For Sites 2 and 3, Nicholson used a hydraulic clamshell, which removed up to 20m3 per hour.
On Site 2, which was completed in June, the shaft is 160ft deep with a 56ft internal diameter. Nicholson also built a near surface structure at 74ft below ground to connect to the existing sewer.
Site 3, where Nicholson is currently working and expects to wrap up its project works in October, the 133ft-deep shaft has a 45ft internal diameter. It comprises seven triple bite panels, 3.5ft thick. Near surface structures were completed at a depth of 66ft.
On this site there are also two near surface structures, excavated with mechanical clamshell and formed by 14 single bite panels each, 2ft thick.
The Nicholson team first built the cement bentonite break in/break out structure before moving on to the diaphragm wall shaft.
On the first two sites for Shoreline, Nicholson had the luxury of large working areas, but project manager Jerome Dupront said the third site posed constraint challenges again.
“It is the tightest site so far,” he said.

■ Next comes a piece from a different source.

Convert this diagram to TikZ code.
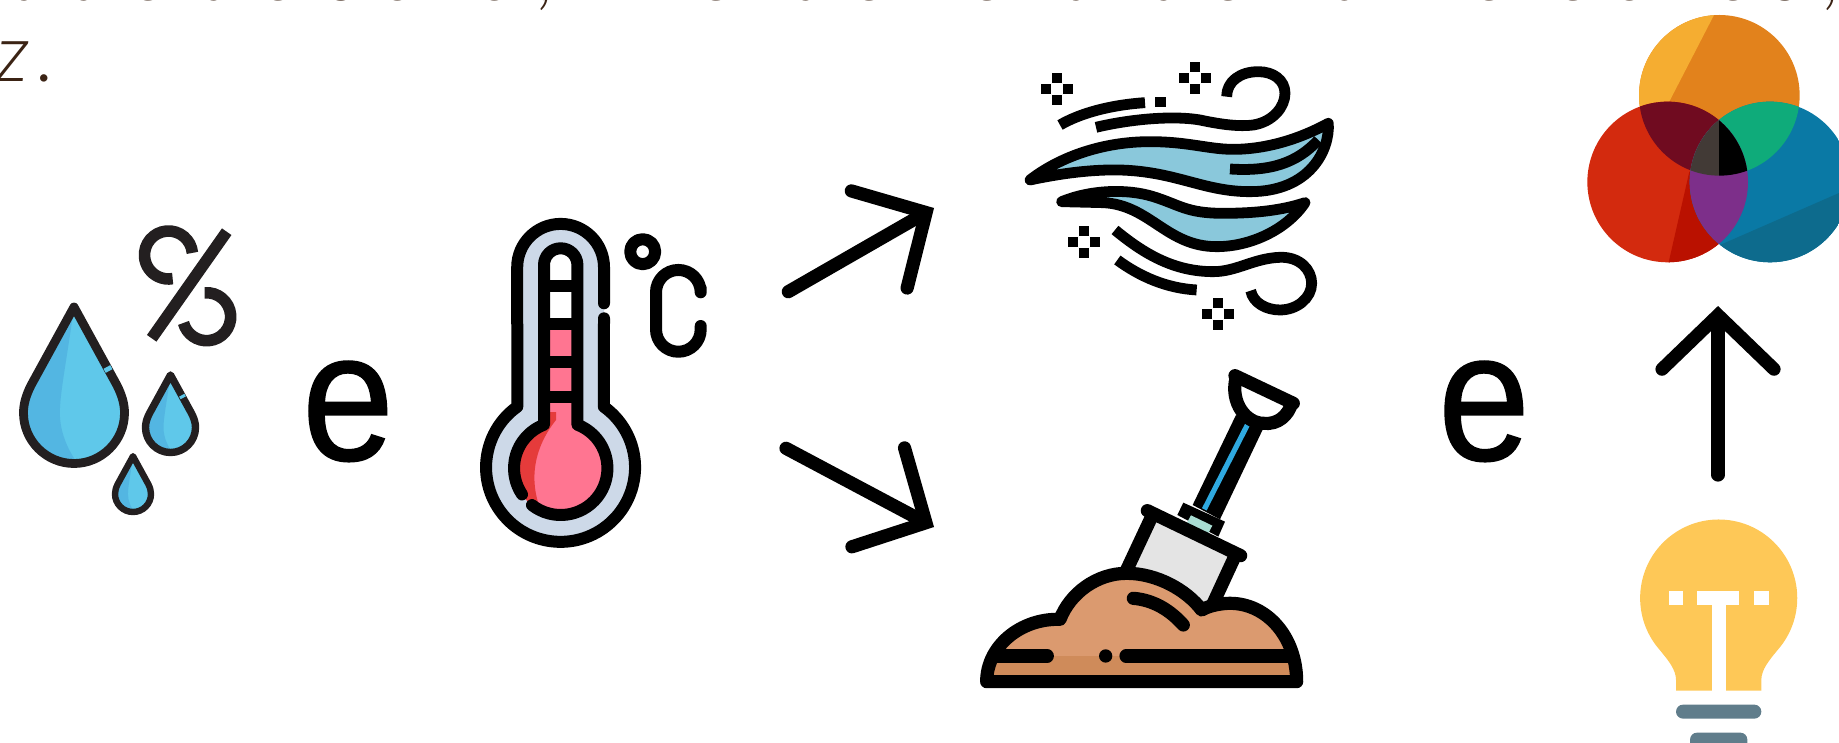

The site required many phases of work because it impinged on a road, so traffic management was needed, and the main shaft was positioned near a building.
An unforeseen problem was the presence of overhead utilities, which Nicholson had been told would be put underground. This meant changes to the planned jobsite.
“There are overhead communication and electricity lines so we’ve had to work around the utilities. We’ve had to re-plan the project and move everything around,” said Davies.
This included replacing the planned vertical silos with mobile 21,000 gallon tanks.
“We have six tanks in the road to store the bentonite,” said Davies.
As it has worked on each of the three Project Clean Lake contracts Nicholson has maintained a continuity by using the same supply chain partners, said Dupront but, he added, a nationwide cement shortage was a concern, especially in the busy summer construction period.
“It is changing the balance of how you plan jobsites,” he said. “Usually when you are building diaphragm walls the focus is on how fast you can do it. Now the emphasis is on when you can you pour the concrete, so it’s reversing how you pan a job.”
Another challenge has been finding operators for the hydrofraise and mechanical and hydraulic clamshells. In the US there is a shortage of skilled labour for this specialised equipment as many operators are entering retirement but fortunately the unions have allowed Nicholson to bring in operators from its French parent company Soletanche Bachy.
Nicholson, however, is trying to address the shortage by training people on jobs and “spreading the knowledge”, said Dupront.